This page introduces the 10k German News Articles Dataset (10kGNAD) german topic classification dataset. The 10kGNAD is based on the One Million Posts Corpus and available under the Creative Commons Attribution-NonCommercial-ShareAlike 4.0 International License. You can download the dataset here.

Why a German dataset?

English text classification datasets are common. Examples are the big AG News, the class-rich 20 Newsgroups and the large-scale DBpedia ontology datasets for topic classification and for example the commonly used IMDb and Yelp datasets for sentiment analysis. Non-english datasets, especially German datasets, are less common. There is a collection of sentiment analysis datasets assembled by the Interest Group on German Sentiment Analysis. To my knowledge the MLDoc contains German documents for classification.

Due to grammatical differences between the English and the German language, a classifier might be effective on a English dataset, but not as effective on a German dataset. The German language has a higher inflection and long compound words are quite common compared to the English language. One would need to evaluate a classifier on multiple German datasets to get a sense of it’s effectiveness.

The dataset

The 10kGNAD dataset is intended to solve part of this problem as the first german topic classification dataset. It consists of 10273 german language news articles from an austrian online newspaper categorized into nine topics. These articles are a till now unused part of the One Million Posts Corpus.

In the One Million Posts Corpus each article has a topic path. For example Newsroom/Wirtschaft/Wirtschaftpolitik/Finanzmaerkte/Griechenlandkrise. The 10kGNAD uses the second part of the topic path, here Wirtschaft, as class label. The article titles and texts are concatenated into one text and the authors are removed to avoid a keyword like classification on autors frequent in a class.
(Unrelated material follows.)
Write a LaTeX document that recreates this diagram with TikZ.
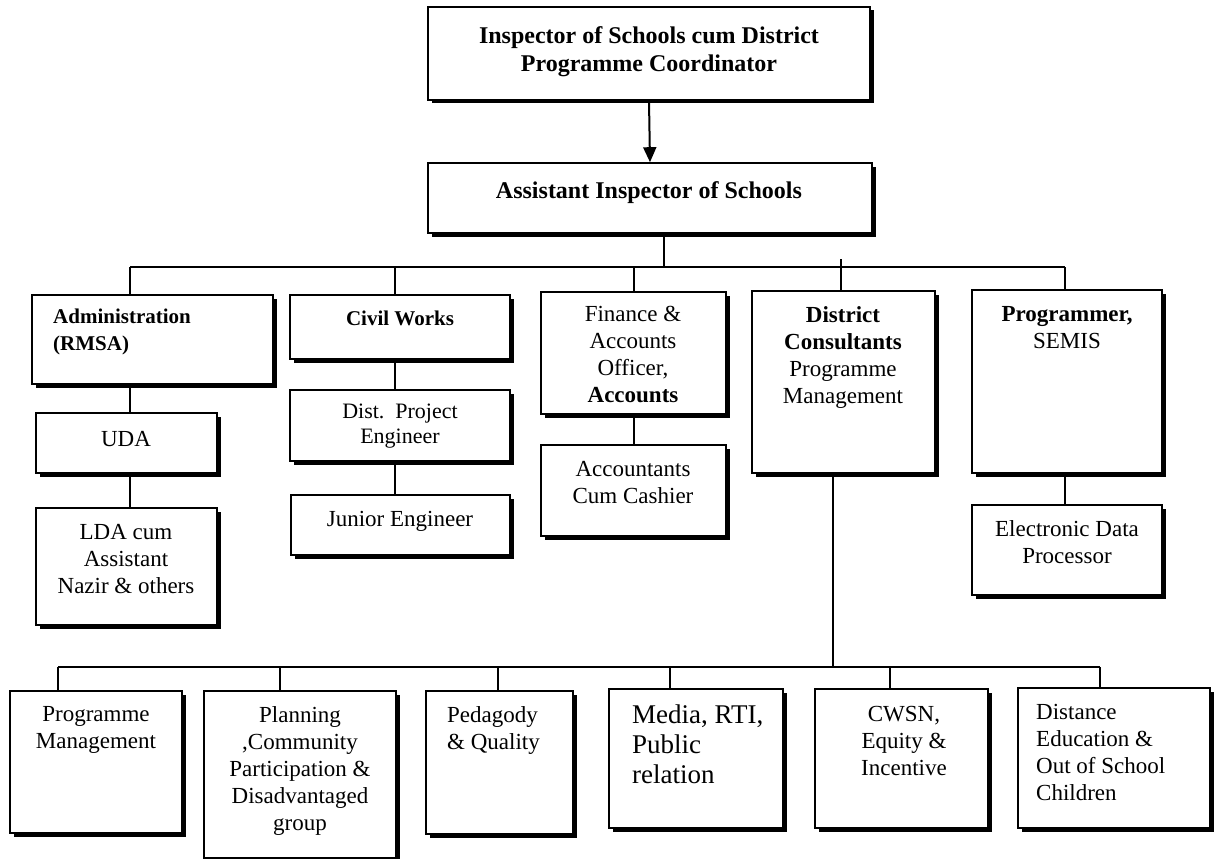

I created and used this dataset in my thesis to train and evaluate four text classifiers on the German language. By publishing the dataset I hope to support the advancement of tools and models for the German language. Additionally this dataset can be used as a benchmark dataset for german topic classification.

Numbers and statistics

As in most real-world datasets the class distribution of the 10kGNAD is not balanced. The biggest class Web consists of 1678, while the smallest class Kultur contains only 539 articles. However articles from the Web class have on average the fewest words, while articles from the culture class have the second most words. See below for a detailed overview over the class size.

Articles per class

Articles per class

Splitting into train and test

I propose a stratified split of 10% for testing and the remaining articles for training. To use the dataset as a benchmark dataset, please used the train.csv and test.csv files located in the project root. The table below shows an overview of the train-test-split.

Category Train Test Combined
Web 1510 168 1678
Panorama 1509 168 1677
International 1360 151 1511
Wirtschaft 1270 141 1411
Sport 1081 120 1201
Inland 913 102 1014
Etat 601 67 668
Wissenschaft 516 57 573
Kultur 485 54 539

Code

Python scripts to extract the articles and split them into a train- and a testset available in the code directory of this project. Make sure to install the requirements. The original corpus.sqlite3 is required to extract the articles (download here (compressed) or here (uncompressed)).

License

Creative Commons License

This dataset is licensed under a Creative Commons Attribution-NonCommercial-ShareAlike 4.0 International License. Please consider citing the authors of the One Million Post Corpus if you use the dataset.